Requirement. What is to be printed is the span of lines starting at the one containing "Emit a Python" and ending at the one containing "plt.rcParams['font.family'] = ['Liberation", reproduced exactly with pictures left out.

---- Listing

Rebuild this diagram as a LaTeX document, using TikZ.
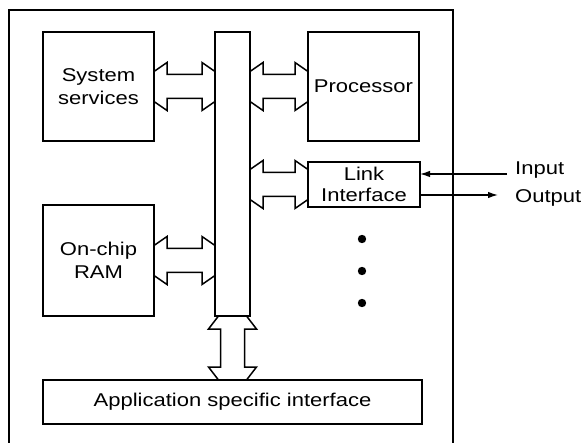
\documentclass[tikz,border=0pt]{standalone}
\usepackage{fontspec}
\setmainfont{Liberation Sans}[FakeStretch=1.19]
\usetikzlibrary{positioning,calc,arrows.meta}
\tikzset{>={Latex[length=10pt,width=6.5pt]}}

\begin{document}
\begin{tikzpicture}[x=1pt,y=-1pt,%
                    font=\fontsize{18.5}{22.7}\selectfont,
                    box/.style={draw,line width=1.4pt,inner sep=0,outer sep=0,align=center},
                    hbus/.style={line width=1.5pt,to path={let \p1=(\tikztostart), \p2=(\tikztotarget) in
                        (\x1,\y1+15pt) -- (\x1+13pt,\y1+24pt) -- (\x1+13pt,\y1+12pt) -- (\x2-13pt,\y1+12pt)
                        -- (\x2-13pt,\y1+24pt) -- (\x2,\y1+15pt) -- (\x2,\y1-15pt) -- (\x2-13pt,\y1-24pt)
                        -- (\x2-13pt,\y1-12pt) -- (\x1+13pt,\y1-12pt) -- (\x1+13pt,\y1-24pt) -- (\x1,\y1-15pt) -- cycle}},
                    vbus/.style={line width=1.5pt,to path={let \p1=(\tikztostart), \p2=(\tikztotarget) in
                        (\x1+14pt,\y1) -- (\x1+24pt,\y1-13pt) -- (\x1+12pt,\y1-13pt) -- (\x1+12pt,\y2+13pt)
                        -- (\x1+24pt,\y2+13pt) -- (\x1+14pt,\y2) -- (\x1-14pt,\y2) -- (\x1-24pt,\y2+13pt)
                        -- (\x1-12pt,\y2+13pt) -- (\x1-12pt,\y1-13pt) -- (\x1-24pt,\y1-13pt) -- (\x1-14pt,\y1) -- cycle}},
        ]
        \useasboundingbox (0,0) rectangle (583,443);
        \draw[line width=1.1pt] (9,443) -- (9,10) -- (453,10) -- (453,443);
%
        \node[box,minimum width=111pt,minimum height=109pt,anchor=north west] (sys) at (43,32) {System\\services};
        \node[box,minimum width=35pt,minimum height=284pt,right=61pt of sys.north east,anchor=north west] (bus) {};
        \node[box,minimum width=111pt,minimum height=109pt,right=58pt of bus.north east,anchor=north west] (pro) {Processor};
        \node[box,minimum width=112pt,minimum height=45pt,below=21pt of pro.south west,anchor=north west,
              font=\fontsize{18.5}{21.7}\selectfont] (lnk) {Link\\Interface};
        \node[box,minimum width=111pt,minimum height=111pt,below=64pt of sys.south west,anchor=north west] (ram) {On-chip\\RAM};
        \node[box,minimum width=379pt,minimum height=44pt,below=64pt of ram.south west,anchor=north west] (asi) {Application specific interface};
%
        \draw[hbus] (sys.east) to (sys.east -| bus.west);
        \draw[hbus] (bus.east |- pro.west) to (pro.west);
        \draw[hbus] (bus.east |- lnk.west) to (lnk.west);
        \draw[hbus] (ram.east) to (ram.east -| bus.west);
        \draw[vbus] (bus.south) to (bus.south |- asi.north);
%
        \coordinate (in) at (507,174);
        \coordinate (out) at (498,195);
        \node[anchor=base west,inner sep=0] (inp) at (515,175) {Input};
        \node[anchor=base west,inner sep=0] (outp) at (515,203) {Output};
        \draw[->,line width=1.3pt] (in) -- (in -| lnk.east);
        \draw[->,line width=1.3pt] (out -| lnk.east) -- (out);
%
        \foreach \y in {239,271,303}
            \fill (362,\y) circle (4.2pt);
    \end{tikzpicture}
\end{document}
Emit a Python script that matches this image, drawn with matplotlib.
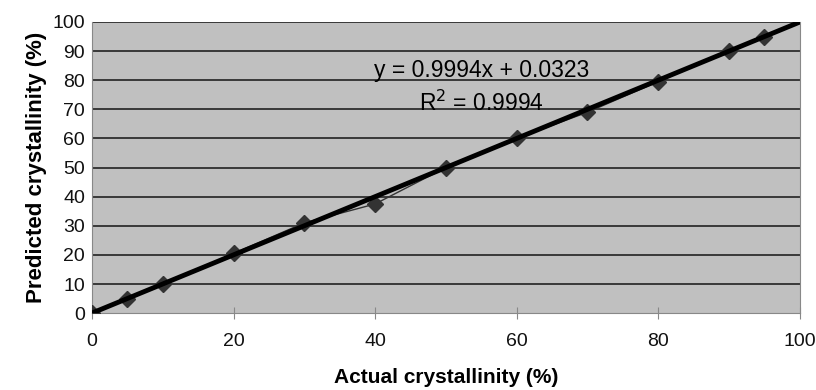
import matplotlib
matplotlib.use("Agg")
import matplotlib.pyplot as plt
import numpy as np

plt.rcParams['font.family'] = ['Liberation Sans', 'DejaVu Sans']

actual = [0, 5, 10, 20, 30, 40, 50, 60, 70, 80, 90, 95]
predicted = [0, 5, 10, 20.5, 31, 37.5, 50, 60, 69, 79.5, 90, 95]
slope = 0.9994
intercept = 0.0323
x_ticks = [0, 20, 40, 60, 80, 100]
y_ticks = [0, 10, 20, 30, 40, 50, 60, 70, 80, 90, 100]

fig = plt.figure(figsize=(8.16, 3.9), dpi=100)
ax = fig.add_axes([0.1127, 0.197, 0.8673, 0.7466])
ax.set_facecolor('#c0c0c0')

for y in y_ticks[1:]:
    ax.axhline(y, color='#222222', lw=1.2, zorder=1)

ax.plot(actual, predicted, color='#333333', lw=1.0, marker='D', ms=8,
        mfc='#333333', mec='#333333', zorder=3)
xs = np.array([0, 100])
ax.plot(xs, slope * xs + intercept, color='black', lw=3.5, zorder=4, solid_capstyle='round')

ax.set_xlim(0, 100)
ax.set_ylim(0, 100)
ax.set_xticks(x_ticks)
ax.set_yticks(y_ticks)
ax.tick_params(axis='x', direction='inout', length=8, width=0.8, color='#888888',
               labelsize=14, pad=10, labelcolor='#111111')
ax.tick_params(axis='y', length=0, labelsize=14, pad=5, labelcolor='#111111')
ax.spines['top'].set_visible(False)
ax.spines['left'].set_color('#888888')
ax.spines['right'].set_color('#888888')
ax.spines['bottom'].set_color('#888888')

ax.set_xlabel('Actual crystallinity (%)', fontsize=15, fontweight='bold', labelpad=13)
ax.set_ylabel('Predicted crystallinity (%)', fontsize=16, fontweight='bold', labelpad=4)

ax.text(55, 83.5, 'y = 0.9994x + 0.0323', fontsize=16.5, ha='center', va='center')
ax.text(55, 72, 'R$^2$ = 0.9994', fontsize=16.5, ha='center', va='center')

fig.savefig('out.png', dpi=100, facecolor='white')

--------

Response to the exercise.
Emit a Python script that matches this image, drawn with matplotlib.
import matplotlib
matplotlib.use("Agg")
import matplotlib.pyplot as plt
import numpy as np

plt.rcParams['font.family'] = ['Liberation Sans', 'DejaVu Sans']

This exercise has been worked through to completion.